As a father, it is my responsibility to help provide for my daughter. Like any parent, I want to give her everything she needs to grow up like my students grow up. I want her to be able to get a quality education, not just academically, but spiritually, socially, and emotionally. I want her to grow up with a yard and a space to play safely. I want her to be surrounded by peers and adults she can respect, admire, and emulate. I want her to be able to help create and benefit from a sense of community. I want her to feel ownership and pride towards the city we choose to call our home.
But as I consider all these things, I worry. My wife worries, too. With both of us working in early childhood education, our wages don’t allow us to have same things that others moving to Nashville have. Each year, I meet new parents coming here from other cities just like we did a few years back. I build friendships and working relationships with them, and learn alongside their wonderful sons and daughters. I strive to provide to them with an invaluable service that I believe they and their children deserve: a loving, supportive, and dedicated environment to learn.
And as I commit myself to providing such an environment to them, I can feel my heart break. My commitment to giving my students what they deserve (and ultimately what their parents pay for) resigns me to having just the opposite for my family. Because nurturing and educating children is my profession of choice, I will not be able to afford to send my daughter to a preschool similar to the one in which I teach.
My students spend the school day venturing into the woods, investigating flora and fauna, and feeling a sense of wonder and admiration towards are natural world. The tragic truth is that my daughter may never get to experience a school day like theirs.
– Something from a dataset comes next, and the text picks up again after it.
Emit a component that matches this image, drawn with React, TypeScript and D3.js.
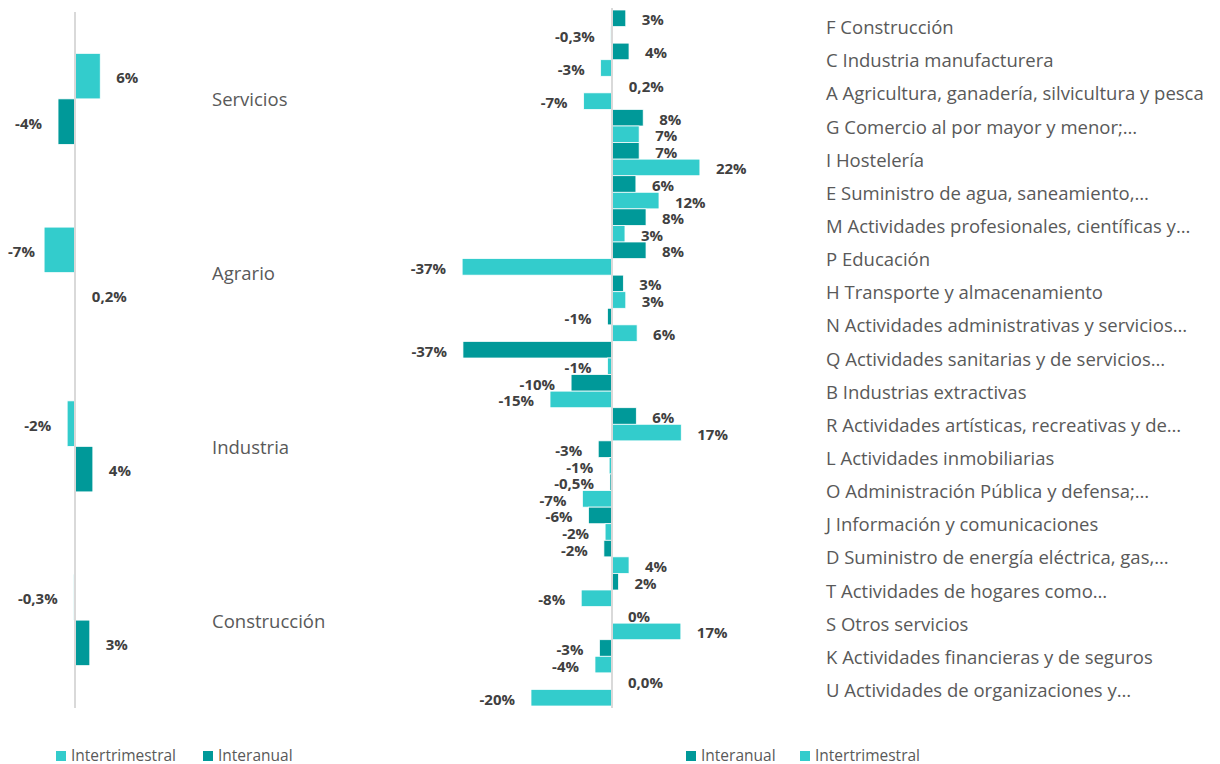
import React from "react";
import * as d3 from "d3";

const LIGHT = "#33CCCC";
const DARK = "#009999";
const TEXT = "#595959";
const LABEL = "#404040";
const FONT = "'Open Sans', 'Noto Sans', sans-serif";

// Left chart
const leftCategories = ["Servicios", "Agrario", "Industria", "Construcción"];
const leftIntertrimestral = [5.8, -7.1, -1.8, -0.3];
const leftInteranual = [-3.9, 0.2, 4.1, 3.4];
const leftIntertrimestralLabels = ["6%", "-7%", "-2%", "-0,3%"];
const leftInteranualLabels = ["-4%", "0,2%", "4%", "3%"];

// Right chart
const rightCategories = [
  "F Construcción",
  "C Industria manufacturera",
  "A Agricultura, ganadería, silvicultura y pesca",
  "G Comercio al por mayor y menor;…",
  "I Hostelería",
  "E Suministro de agua, saneamiento,…",
  "M Actividades profesionales, científicas y…",
  "P Educación",
  "H Transporte y almacenamiento",
  "N Actividades administrativas y servicios…",
  "Q Actividades sanitarias y de servicios…",
  "B Industrias extractivas",
  "R Actividades artísticas, recreativas y de…",
  "L Actividades inmobiliarias",
  "O Administración Pública y defensa;…",
  "J Información y comunicaciones",
  "D Suministro de energía eléctrica, gas,…",
  "T Actividades de hogares como…",
  "S Otros servicios",
  "K Actividades financieras y de seguros",
  "U Actividades de organizaciones y…",
];
const rightInteranual = [3.4, 4.2, 0.2, 7.7, 6.7, 5.9, 8.4, 8.4, 2.8, -1.1, -36.8, -10.1, 6.0, -3.4, -0.5, -5.8, -2.0, 1.6, 0, -3.1, 0.0];
const rightIntertrimestral = [-0.3, -2.8, -7.0, 6.7, 21.7, 11.6, 3.2, -37.0, 3.4, 6.2, -1.1, -15.3, 17.1, -0.7, -7.3, -1.7, 4.2, -7.6, 17.0, -4.2, -20.0];
const rightInteranualLabels = ["3%", "4%", "0,2%", "8%", "7%", "6%", "8%", "8%", "3%", "-1%", "-37%", "-10%", "6%", "-3%", "-0,5%", "-6%", "-2%", "2%", "0%", "-3%", "0,0%"];
const rightIntertrimestralLabels = ["-0,3%", "-3%", "-7%", "7%", "22%", "12%", "3%", "-37%", "3%", "6%", "-1%", "-15%", "17%", "-1%", "-7%", "-2%", "4%", "-8%", "17%", "-4%", "-20%"];

type Bar = { cat: string; series: string; value: number; label: string; color: string };

function BarLabel({ x0, x1, y, value, label, minX }: { x0: number; x1: number; y: number; value: number; label: string; minX?: number }) {
  const gap = 16;
  const pos = value >= 0;
  let tx = pos ? x1 + gap : x0 - gap;
  let anchor: "start" | "end" = pos ? "start" : "end";
  if (!pos && minX !== undefined) {
    const w = label.length * 9.4;
    if (tx - w < minX) {
      tx = minX;
      anchor = "start";
    }
  }
  return (
    <text x={tx} y={y} textAnchor={anchor} dominantBaseline="central" fontFamily={FONT} fontWeight={700} fontSize={15} fill={LABEL}>
      {label}
    </text>
  );
}

export default function App() {
  // Left chart scales
  const lZero = 75;
  const xL = d3.scaleLinear().domain([-10, 10]).range([lZero - 43.5, lZero + 43.5]);
  const pL = (173.75 - 91) / 173.75;
  const yL = d3.scaleBand<string>().domain(leftCategories).range([12, 707]).paddingInner(pL).paddingOuter(pL / 2);
  const subL = d3.scaleBand<string>().domain(["Intertrimestral", "Interanual"]).range([0, yL.bandwidth()]);
  const leftBars: Bar[] = [];
  leftCategories.forEach((c, i) => {
    leftBars.push({ cat: c, series: "Intertrimestral", value: leftIntertrimestral[i], label: leftIntertrimestralLabels[i], color: LIGHT });
    leftBars.push({ cat: c, series: "Interanual", value: leftInteranual[i], label: leftInteranualLabels[i], color: DARK });
  });

  // Right chart scales
  const mZero = 612;
  const xM = d3.scaleLinear().domain([-40, 40]).range([mZero - 162, mZero + 162]);
  const yM = d3.scaleBand<string>().domain(rightCategories).range([10, 706]);
  const subM = d3.scaleBand<string>().domain(["Interanual", "Intertrimestral"]).range([0, yM.bandwidth()]);
  const rightBars: Bar[] = [];
  rightCategories.forEach((c, i) => {
    rightBars.push({ cat: c, series: "Interanual", value: rightInteranual[i], label: rightInteranualLabels[i], color: DARK });
    rightBars.push({ cat: c, series: "Intertrimestral", value: rightIntertrimestral[i], label: rightIntertrimestralLabels[i], color: LIGHT });
  });

  return (
    <svg width={1220} height={764} style={{ position: "absolute", left: 0, top: 0, background: "#fff" }}>
      {/* Left chart */}
      {leftBars.map((b, i) => {
        const y = (yL(b.cat) ?? 0) + (subL(b.series) ?? 0);
        const h = subL.bandwidth();
        const x0 = Math.min(xL(0), xL(b.value));
        const x1 = Math.max(xL(0), xL(b.value));
        return (
          <g key={"l" + i}>
            <rect x={x0} y={y} width={Math.max(x1 - x0, 0.5)} height={h} fill={b.color} stroke="#fff" strokeWidth={0.75} />
            <BarLabel x0={x0} x1={x1} y={y + h / 2 + 1} value={b.value} label={b.label} minX={8} />
          </g>
        );
      })}
      <line x1={lZero} x2={lZero} y1={12} y2={708} stroke="#d9d9d9" strokeWidth={2} />
      {leftCategories.map((c) => (
        <text key={c} x={212} y={(yL(c) ?? 0) + yL.bandwidth() / 2} dominantBaseline="central" fontFamily={FONT} fontSize={18.5} fill={TEXT}>
          {c}
        </text>
      ))}

      {/* Right chart */}
      {rightBars.map((b, i) => {
        const y = (yM(b.cat) ?? 0) + (subM(b.series) ?? 0);
        const h = subM.bandwidth();
        const x0 = Math.min(xM(0), xM(b.value));
        const x1 = Math.max(xM(0), xM(b.value));
        return (
          <g key={"r" + i}>
            <rect x={x0} y={y} width={Math.max(x1 - x0, 0.3)} height={h} fill={b.color} stroke="#fff" strokeWidth={0.75} />
            <BarLabel x0={x0} x1={x1} y={y + h / 2 + 1} value={b.value} label={b.label} />
          </g>
        );
      })}
      <line x1={mZero} x2={mZero} y1={8} y2={708} stroke="#d9d9d9" strokeWidth={2} />
      {rightCategories.map((c) => (
        <text key={c} x={826} y={(yM(c) ?? 0) + yM.bandwidth() / 2} dominantBaseline="central" fontFamily={FONT} fontSize={18.5} fill={TEXT}>
          {c}
        </text>
      ))}

      {/* Legends */}
      <g fontFamily={FONT} fontSize={15.5} fill={TEXT}>
        <rect x={56} y={751} width={10} height={10} fill={LIGHT} />
        <text x={71} y={755} dominantBaseline="central">Intertrimestral</text>
        <rect x={203} y={751} width={10} height={10} fill={DARK} />
        <text x={218} y={755} dominantBaseline="central">Interanual</text>
        <rect x={686} y={751} width={10} height={10} fill={DARK} />
        <text x={701} y={755} dominantBaseline="central">Interanual</text>
        <rect x={800} y={751} width={10} height={10} fill={LIGHT} />
        <text x={815} y={755} dominantBaseline="central">Intertrimestral</text>
      </g>
    </svg>
  );
}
My wife and I proudly work to support the newer parents of a rapidly growing Nashville, but somehow being supported in the same way is beyond our means.
Hopefully, it is not beyond our power to change.
In our Great Nation, educators are underpaid. That is the undeniable truth. And one day, if we keep doing what we do and keep striving to make the children of America into strong, confident, curious, empathetic, articulate, and knowledgeable humans, people will start to notice. They will see that we aren’t just teachers, but also children, students, mentors, friends, fathers, and mothers. They will work to make sure teachers are the first to have a place in their community instead of being the first to be priced out.
There is always a teachable moment hidden in any situation of adversity. Gandhi once said “live the change you want to see in the world.” I wholeheartedly believe quality education (from infant care to post-secondary education) should be a right, not a luxury. While commitment to the this belief unfortunately precludes my family from having what it brings, there is solace in knowing that other teachers all over the country feel the same. The difficulties of our lived experience as early childhood educators are not a reason to give up, but are instead a reason to recommit ourselves to excellence in our profession. They are a catalyst for us to try harder with each passing day to make this generation, our daughter’s generation, into the best and brightest our country has ever seen. When enough educators in our city, our state, and our nation feel a similar commitment, things will change. In this Great Nation, that is exactly how real change has to happen.
Here in the woods, I’m holding out hope. Some day soon, my daughter might be able to spend her school day among the trees after all.